Таких ложных переносов огня было несколько. Это привело к тому, что еще до начала атаки противник понес большие потери убитыми и ранеными.
Туман постепенно редел, открывая голубое небо с ярким солнцем. В одиннадцать часов утра можно было хорошо видеть «работу» артиллерии.
Что делалось на высоте 65,5!
Стокилограммовые, двухсоткилограммовые снаряды крошили всё и вся. Тяжелые бревна поднимались на воздух, как щепки от топора. Бетонные стены раскалывались, как глиняные горшки. Деревья вырывало с корнем. Все кипело, клокотало в дыму и огне. Роща «Молоток» справа от высоты превратилась в собрание каких-то обломанных столбов, уныло торчавших из земли.
В двенадцать часов огонь артиллерии еще раз — теперь в последний — переносится вглубь. Начинается исторический штурм. Первыми в бой на высоту 65,5 идут тяжелые танки — рота под командой старшего лейтенанта Хараборкина. Это огромные машины с мощным орудийным и пулеметным вооружением, весящие много десятков тонн, настоящие сухопутные линкоры.
Белофинны молчат. Сидя в норах, они думают, что и новый перенос огня ложный.
А линкоры идут. Вот перед ними широкая полоса надолб. За гранитными столбами притаилась наша пехота, вышедшая раньше. В надолбах два прохода, дело рук отважных саперов. Линкоры двумя колоннами проплывают в ворота. Через сто метров вторая полоса надолб, еще более широкая. Здесь саперов не было. Столбы толстые, прочные, высотой чуть ли не в рост человека. Финские генералы — да и не одни финские только — думали, что перед такими столбищами остановятся всякие машины. Боялись этого и наши красноармейцы. Они с тревогой следили за линкорами.
Развернувшись в строй фронта, танки приближаются к надолбам. У бойцов от волнения даже сердце забилось ускоренно: «Пройдут или не пройдут?»
Вот первый танк подошел вплотную к столбам. Его движение замедлилось. Казалось, что сейчас он остановится. Но нет, нос танка поднялся кверху, и через несколько мгновений стальная громада закачалась поверх надолб. На лицах красноармейцев появилась радостная улыбка. За первым танком перевалили через надолбы и все остальные.

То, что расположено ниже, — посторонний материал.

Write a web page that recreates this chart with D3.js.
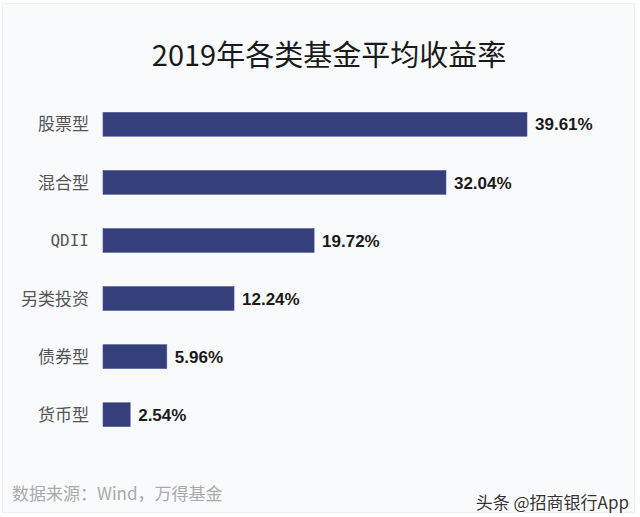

Командир роты Хараборкин увидел из своей машины финские траншеи. Среди убитых и раненых там было еще много боеспособных финнов с пулеметами и автоматами. Они с ужасом смотрели на стальные чудовища. Потом опомнились и открыли огонь. Ожили и доты. Танки стали отвечать. Завязался бой.
Перед дотами оказался еще широкий ров. Танки преодолели и его. Теперь машины очутились в самой гуще белофинских укреплений. На них со всех сторон обрушивались потоки пуль и снарядов. Линкоры не оставались в долгу и с коротких расстояний били по амбразурам. Танк Хараборкина зашел в тыл доту 0-06. Броневая дверь плотно закрыта. Пустили в нее три бронебойных снаряда. В стальной плите появились три дыры. Пулеметы и орудия правой части этого дота умолкли навсегда.
Хараборкин внимательно следит за боем и по радио распоряжается действиями линкоров. Командир одной из машин младший лейтенант Кирейчиков сообщает:
— Снарядом убит радист. Слева от нас у дороги противотанковая пушка. Мы ее не можем достать. Башня повреждена.
Хараборкин приказывает по радио другому танку уничтожить замеченную пушку.
Через минуту лейтенант Коробко радирует:
— Орудие слева от дороги уничтожено.
За тяжелыми танками последовала рота легких танков под командой старшего лейтенанта Кулабухова. Эти машины тащили за собой бронированные сани с пехотой и саперами. Здесь же были и ящики со взрывчаткой. Проход через вторую полосу надолб пришлось пробивать орудиями. За надолбами пехота оставила сани и бросилась на белофиннов в окопах. Завязался рукопашный бой. Белофинны сопротивлялись слабо, и с ними скоро было покончено.
Саперы тем временем живо подкладывают к стенам дотов свои ящики и поджигают фитили. Взрывы доканчивают разрушение дотов, начатое артиллерией.